For San Diego and San Francisco, there seems to be a relationship betweeen average avocado price and average house price, althogh Sacramento and Los Angeles do not appear to have the same relationship. A multitude of factors could be responsible for LA and Sacramento, including the size & diversity of LA’s population. Despite the glamorous stereotype surrounding LA, the entirety of the region/city brings down the average house price.
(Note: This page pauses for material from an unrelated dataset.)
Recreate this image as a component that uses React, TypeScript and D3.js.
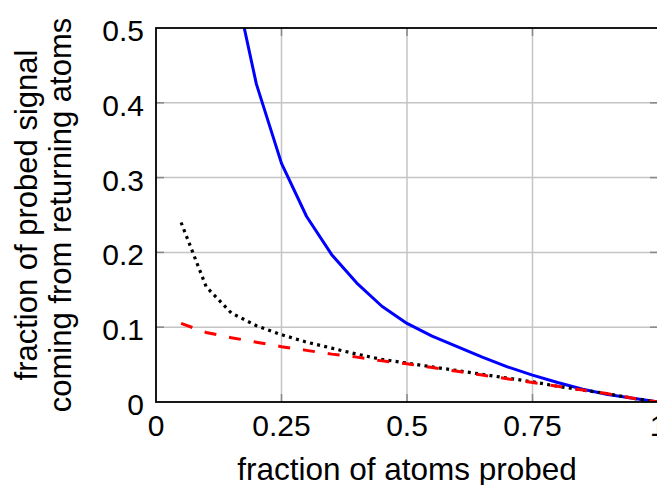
import React from "react";
import * as d3 from "d3";

const xProbed = [0.05, 0.1, 0.15, 0.2, 0.25, 0.3, 0.35, 0.4, 0.45, 0.5, 0.55, 0.6, 0.65, 0.7, 0.75, 0.8, 0.85, 0.9, 0.95, 1.0];
const blueSolid = [null, null, 0.58, 0.425, 0.319, 0.248, 0.197, 0.159, 0.128, 0.105, 0.088, 0.074, 0.06, 0.047, 0.036, 0.026, 0.017, 0.01, 0.005, 0.0];
const blackDotted = [0.24, 0.154, 0.119, 0.102, 0.09, 0.08, 0.072, 0.064, 0.057, 0.052, 0.047, 0.042, 0.037, 0.032, 0.027, 0.021, 0.016, 0.011, 0.005, 0.0];
const redDashed = [0.105, 0.093, 0.086, 0.08, 0.074, 0.069, 0.064, 0.06, 0.055, 0.051, 0.046, 0.041, 0.036, 0.031, 0.026, 0.021, 0.016, 0.011, 0.005, 0.0];

const xTicks = [0, 0.25, 0.5, 0.75, 1];
const xTickLabels = ["0", "0.25", "0.5", "0.75", "1"];
const yTicks = [0, 0.1, 0.2, 0.3, 0.4, 0.5];
const yTickLabels = ["0", "0.1", "0.2", "0.3", "0.4", "0.5"];

const W = 657;
const H = 485;
const L = 156;
const R = 658;
const T = 28;
const B = 402;
const FONT = "'Liberation Sans', Arial, Helvetica, sans-serif";

export default function App() {
  const x = d3.scaleLinear().domain([0, 1]).range([L, R]);
  const y = d3.scaleLinear().domain([0, 0.5]).range([B, T]);

  const mk = (vals: (number | null)[]) =>
    d3
      .line<number>()
      .defined((_, i) => vals[i] !== null)
      .x((d) => x(d))
      .y((_, i) => y(vals[i] as number))(xProbed) || "";

  return (
    <svg width={W} height={H} style={{ position: "absolute", left: 0, top: 0 }} fontFamily={FONT}>
      <defs>
        <clipPath id="plot">
          <rect x={L} y={T} width={R - L} height={B - T} />
        </clipPath>
      </defs>
      <rect x={0} y={0} width={W} height={H} fill="#fff" />
      {xTicks.slice(1, -1).map((t) => (
        <line key={"gx" + t} x1={x(t)} x2={x(t)} y1={T} y2={B} stroke="#c4c4c4" strokeWidth={1.5} />
      ))}
      {yTicks.slice(1, -1).map((t) => (
        <line key={"gy" + t} x1={L} x2={R} y1={y(t)} y2={y(t)} stroke="#c4c4c4" strokeWidth={1.5} />
      ))}
      {xTicks.slice(1, -1).map((t) => (
        <g key={"tx" + t}>
          <line x1={x(t)} x2={x(t)} y1={T} y2={T + 8} stroke="#888" strokeWidth={1.5} />
          <line x1={x(t)} x2={x(t)} y1={B} y2={B - 8} stroke="#888" strokeWidth={1.5} />
        </g>
      ))}
      {yTicks.slice(1, -1).map((t) => (
        <g key={"ty" + t}>
          <line x1={L} x2={L + 8} y1={y(t)} y2={y(t)} stroke="#888" strokeWidth={1.5} />
          <line x1={R} x2={R - 8} y1={y(t)} y2={y(t)} stroke="#888" strokeWidth={1.5} />
        </g>
      ))}
      <g clipPath="url(#plot)" fill="none">
        <path d={mk(blueSolid)} stroke="#0000ff" strokeWidth={3} strokeLinejoin="round" />
        <path d={mk(blackDotted)} stroke="#000" strokeWidth={3.2} strokeDasharray="3,4.3" />
        <path d={mk(redDashed)} stroke="#ff0000" strokeWidth={3} strokeDasharray="12,13" />
      </g>
      <rect x={L} y={T} width={R - L} height={B - T} fill="none" stroke="#000" strokeWidth={1.8} />
      {xTicks.map((t, i) => (
        <text key={"lx" + t} x={x(t)} y={436} textAnchor="middle" fontSize={30} fill="#000">
          {xTickLabels[i]}
        </text>
      ))}
      {yTicks.map((t, i) => (
        <text key={"ly" + t} x={144} y={y(t) + 13} textAnchor="end" fontSize={30} fill="#000">
          {yTickLabels[i]}
        </text>
      ))}
      <text x={407} y={480} textAnchor="middle" fontSize={31.5} fill="#000">
        fraction of atoms probed
      </text>
      <text transform={`translate(37,${(T + B) / 2}) rotate(-90)`} textAnchor="middle" fontSize={31} fill="#000">
        fraction of probed signal
      </text>
      <text transform={`translate(71,${(T + B) / 2}) rotate(-90)`} textAnchor="middle" fontSize={31} fill="#000">
        coming from returning atoms
      </text>
    </svg>
  );
}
Sacramento follows the same story, as the average housing price is much cheaper than San Diego and San Francisco, but still yields releatively high costs for avocados. Ultimately, we are unable to draw a general conclusion that average avocado price has a strong relationship with average housing price by city in California. It would be interesting to explore the relationship with a smaller explanatory variable that is not skewed from a massive, diverse population such as LA.